Días transcurridos: 10
Kilómetros recorridos: 1.915
El viaje a Perú fue largo. Cruzamos la
frontera el sábado a las dos de la mañana y llegamos a Chiclayo casi a medio
día. La ciudad es, más bien, un lugar de paso, con calles sin asfalto y casas a
medio construir, de caras ásperas y voces cortantes. Su atractivo está, en
cambio, en el inmenso complejo de parques arqueológicos que la rodea. A eso
venimos entonces, a ver a los mochicas ―o lo que queda de ellos― y al Señor de
Sipán que mi tía tanto había insistido que teníamos que ver.
No sé si ya les he contado, pero, como se
podrán imaginar, Jose es para todos un gringo y yo una cholita que lo encantó.
Con el paso de los días hemos asumido nuestros papeles; él ignora a los
vendedores ambulantes y yo pregunto los precios. Aquí, sin embargo, la
situación fue algo más extrema, pues Chiclayo es un pueblo que aún carece de
infraestructura turística sólida y la única manera ―o, al menos, la que mejor
se ajustaba a nuestro presupuesto― de llegar a las ruinas es la ruta local.

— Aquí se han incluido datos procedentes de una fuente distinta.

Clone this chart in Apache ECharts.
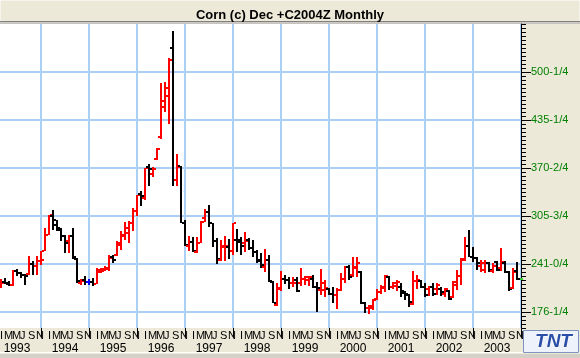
<!DOCTYPE html>
<html><head><meta charset="utf-8">
<script src="https://cdn.jsdelivr.net/npm/echarts@6/dist/echarts.min.js"></script>
<style>html,body{margin:0;padding:0;background:#ECE9D8;overflow:hidden}#c{width:580px;height:358px}</style>
</head><body><div id="c"></div>
<script>
// first bar: March 1993 (one padding month before and after)
const startYear = 1993, startMonth = 2;
const monthLetters = ['J','F','M','A','M','J','J','A','S','O','N','D'];
const open = [212,217,214.5,212.5,231,229,226,228,241,238,245.5,259,280.6,306.3,293.2,287.4,278.4,271.6,278.4,248.2,215.8,219.9,216.7,216.7,214,230.2,232,234.7,250,253.6,269.4,280.6,282.9,297,313,335.9,330,372,362,383,412,461,468,532,355,373,296,265.3,271.1,257.6,269.8,302.6,310.7,295.9,272,246.4,264.4,264.4,259,273.4,273.4,268.9,273.4,262.1,257.6,246.4,237.4,246.4,217.2,185.7,206.8,220.3,219.4,214.9,219.4,214.9,220.8,219.4,220.3,210.4,205.9,205.9,207.7,200.5,199.2,205.9,220.3,236.5,226.2,236,230.7,188.8,181.2,181.2,193.3,203.7,208.2,223.9,209.5,212,209.5,201.4,199.2,187,218,218.5,209.5,206.8,209.5,206.8,206.8,200.5,205,196.9,217.2,224.8,247.3,265.3,250.9,248.6,238.3,232.9,241.9,232,244.1,235.2,241.9,230.7,208.2,232];
const high = [221,222,218.5,232.5,234,230,227.5,251.4,244.6,251.4,258,289.6,307.6,314.4,300.9,289.6,280.6,280.6,289.6,249.1,221.2,224.4,221.2,222.1,235.6,235.6,237.9,253.6,253.6,271.6,285.1,298,298.6,316,334.5,339,371,376.4,372,397,485,487,519,556,389,374,300.4,278.8,277,277,299,314.8,320.6,296.8,275.6,273.4,278.8,274.3,296.8,287.8,277,284.6,275.6,273.4,259.9,255.4,261.2,253.1,218,214.9,232,226.2,223.9,223.9,223.9,235.2,224.8,224.8,226.2,217.2,233.8,219.4,208.2,210.4,208.2,229.3,238.3,239.7,250,251,232,190.2,185.7,193.3,206.8,212.7,226.2,224.8,217.2,219.4,214.9,205,200,232,226.2,219.4,214.9,211.3,214.8,214.8,209.5,208.2,205.9,218.1,232.9,248.6,277.9,286.9,263.5,250.9,246.4,246.4,244.1,241.9,245,262.1,245,232,235.2,244.1];
const low = [209,214,212,212,224.5,222,213,226.6,226.6,226.6,240,259,280.6,287.4,285.1,272.5,255.9,255.9,248.2,215.4,213.1,213.1,212.2,211.8,214,228.9,231.1,231.1,242.4,251.4,260.4,273.9,269.3,286,306,320,328,347,359,381,410,446,430,347,347,296.5,266,259,257.6,256.3,268.9,298.1,290.5,264.4,240.6,245.5,245,247.7,253.1,257.6,253.1,257.6,259.9,250.9,242.8,235.2,230.7,217.2,187.9,184.3,205,214,206.8,210.4,203.7,211.3,212.7,211.3,208.2,176.7,199.2,196,199.2,187.9,179.8,205,214.9,219.4,223.9,223,187,174.4,173.5,178.9,192.4,200.5,203.7,205.9,206.8,205,196.9,192.4,183.4,185.7,207,209,196.9,197.8,198.3,199.2,198.3,196,192.4,194.7,205.9,212.7,245.5,250.5,244.1,232.9,230.7,228.4,230.7,228.4,232,232,228.4,205,206.8,219.4];
const close = [215,216,213,231,229,226.6,225,241,238,245.5,246,280.6,306.7,300.9,289.6,278.4,269.4,278.4,250,218.5,218.5,216.7,216.7,214,233.4,234.7,235.6,249.1,246.9,267.1,278.4,289.6,296.4,312,333.6,333,370,369,369,396,453,478,517,354,372,297,267,271.1,259,269.8,298.1,310.7,295.9,272,247.7,265.3,265.7,259,295.9,270.2,265.3,272.5,262.1,257.6,245,239.7,246.4,218.5,188.8,209.1,220.3,219.4,214.9,215.8,205,220.3,223,223,210.4,208.2,214.9,208.2,200.5,199.2,205.9,220.3,236.5,224,236.5,242,187.9,181.2,184.3,192.4,203.7,209.5,224.8,209.5,214.8,217,205,200.5,190.2,218.5,219.4,209.8,199.2,209.5,200.5,212.7,203.7,206.8,193.3,212.7,224.8,246.4,265.3,251,248.6,241.9,242.8,241.9,232.9,238.3,232.9,244.1,230.7,206.8,230.7,220.3];
const tickValues = [176.25, 241.05, 305.85, 370.65, 435.45, 500.25];
const tickLabels = ['176-1/4','241-0/4','305-3/4','370-2/4','435-1/4','500-1/4'];

const nCat = open.length + 2;
const categories = [];
for (let i = 0; i < nCat; i++) {
  const m = startMonth - 1 + i;
  categories.push((startYear + Math.floor(m / 12)) + '-' + String(m % 12 + 1).padStart(2, '0'));
}
const monthOf = s => parseInt(s.slice(5), 10);
const bars = open.map((o, i) => [i + 1, o, high[i], low[i], close[i]]);
const lastIndex = bars.length - 1;

const chart = echarts.init(document.getElementById('c'), null, {renderer: 'canvas'});
const FONT = '"Liberation Sans", Arial, sans-serif';
chart.setOption({
  animation: false,
  backgroundColor: '#ECE9D8',
  title: {
    text: 'Corn (c) Dec +C2004Z Monthly', left: 'center', top: 4,
    textStyle: {fontFamily: FONT, fontSize: 13, fontWeight: 'bold', color: '#000'}
  },
  graphic: [
    {type: 'rect', shape: {x: 0, y: 0, width: 580, height: 22}, style: {fill: '#ECE9D8', stroke: '#ffffff', lineWidth: 1}, z: -1},
    {type: 'line', shape: {x1: 0, y1: 21.5, x2: 580, y2: 21.5}, style: {stroke: '#808080', lineWidth: 1}},
    {type: 'line', shape: {x1: 0, y1: 23, x2: 580, y2: 23}, style: {stroke: '#a0a0a0', lineWidth: 1}},
    {type: 'line', shape: {x1: 0, y1: 352.5, x2: 580, y2: 352.5}, style: {stroke: '#ffffff', lineWidth: 1}},
    {type: 'rect', shape: {x: 0, y: 354, width: 580, height: 4}, style: {fill: '#d4d0c8'}},
    {type: 'group', left: 523, top: 330, children: [
      {type: 'rect', shape: {x: 0, y: 0, width: 55, height: 22}, style: {fill: '#eef2fa', stroke: '#7f93c0', lineWidth: 1}},
      {type: 'text', style: {x: 30, y: 11, text: 'TNT', align: 'center', verticalAlign: 'middle', font: 'italic bold 19px "Liberation Sans", Arial', fill: '#2b4fa8', stroke: '#ffffff', lineWidth: 1}}
    ]}
  ],
  grid: {left: -3, top: 24, width: 524, height: 304, show: true, backgroundColor: '#ffffff', borderWidth: 0,
         containLabel: false, outerBoundsMode: 'none'},
  xAxis: [
    {
      type: 'category', data: categories, boundaryGap: false, position: 'bottom',
      axisLine: {show: true, lineStyle: {color: 'rgba(0,0,0,0)'}},
      axisTick: {show: true, interval: (idx, v) => monthOf(v) === 1, length: 9, lineStyle: {color: '#000', width: 1}},
      axisLabel: {interval: 0, margin: 2, fontFamily: FONT, fontSize: 11, color: '#000', align: 'left', padding: [0, 0, 0, 3],
        formatter: (v) => { const m = monthOf(v); return (m % 2 === 1 && m !== 1) ? monthLetters[m - 1] : (m === 2 ? 'I' : ''); }},
      splitLine: {show: true, interval: (idx, v) => monthOf(v) === 1, lineStyle: {color: '#aad0f8', width: 2}}
    },
    {
      type: 'category', data: categories, boundaryGap: false, position: 'bottom', offset: 13,
      axisLine: {show: false}, axisTick: {show: false}, splitLine: {show: false},
      axisLabel: {interval: 0, margin: 2, fontFamily: FONT, fontSize: 12, color: '#000',
        formatter: (v) => monthOf(v) === 7 ? v.slice(0, 4) : ''}
    }
  ],
  yAxis: [
    {
      type: 'value', position: 'right', min: 154.65, max: 565.05, interval: 5.4,
      axisLine: {show: true, lineStyle: {color: '#000', width: 1}},
      axisTick: {show: true, length: 5, lineStyle: {color: '#000'}},
      axisLabel: {show: false}, splitLine: {show: false}
    },
    {
      type: 'value', position: 'right', min: 154.65, max: 565.05,
      axisLine: {show: false},
      axisTick: {show: true, length: 10, customValues: tickValues, lineStyle: {color: '#000'}},
      axisLabel: {show: true, customValues: tickValues, margin: 10, fontFamily: FONT, fontSize: 11, color: '#008000',
        formatter: (v) => { const i = tickValues.findIndex(t => Math.abs(t - v) < 0.01); return i >= 0 ? tickLabels[i] : ''; }},
      splitLine: {show: true, lineStyle: {color: '#aad0f8', width: 2}}
    }
  ],
  series: [{
    type: 'custom', xAxisIndex: 0, yAxisIndex: 0, data: bars,
    encode: {x: 0, y: [1, 2, 3, 4]},
    renderItem: (params, api) => {
      const k = api.value(0);
      const o = api.coord([k, api.value(1)]);
      const h = api.coord([k, api.value(2)]);
      const l = api.coord([k, api.value(3)]);
      const c = api.coord([k, api.value(4)]);
      const x = Math.round(h[0]);
      const dv = api.value(4) - api.value(1);
      const color = dv > 0 ? '#ff0000' : (dv < 0 ? '#000000' : '#0000ff');
      const yh = Math.round(h[1]), yl = Math.round(l[1]);
      const children = [
        {type: 'rect', shape: {x: x - 1, y: yh, width: 2, height: Math.max(1, yl - yh)}, style: {fill: color}},
        {type: 'rect', shape: {x: x - 3, y: Math.round(o[1]) - 1, width: 2, height: 2}, style: {fill: color}},
        {type: 'rect', shape: {x: x + 1, y: Math.round(c[1]) - 1, width: 2, height: 2}, style: {fill: color}}
      ];
      if (params.dataIndex === lastIndex) {
        const m = api.coord([nCat - 1, api.value(4)]);
        children.push({type: 'rect', shape: {x: Math.round(m[0]) - 1, y: Math.round(m[1]) - 1, width: 3, height: 2}, style: {fill: '#33cc33'}, z2: 10});
      }
      return {type: 'group', children};
    }
  }]
});
</script></body></html>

Fueron entonces varios viajes (Lambayeque,
Sipán y Túcume) sudados, con exceso de cupo, pescado y vómito a bordo. Mi
gringo, entre molesto y asqueado, soportó como mejor pudo los desastres y,
finalmente, salió victorioso. Yo, la cholita del combo, lo miraba preocupada, mientras
los locales se reían de su incomodidad. Creo que ahora lo amo más. Ha sido
un guía arqueológico de primera y un gringo excepcional.
Ahora entiendo por qué mi tía insistió
tanto en que viniera y, si tienen la oportunidad, no duden en pasar por Chiclayo.
No hay que dejarse asustar por la ciudad polvorienta, el trasporte infernal o
el vómito; las ruinas son deslumbrantes y el Señor de Sipán sabrá recompensarlos.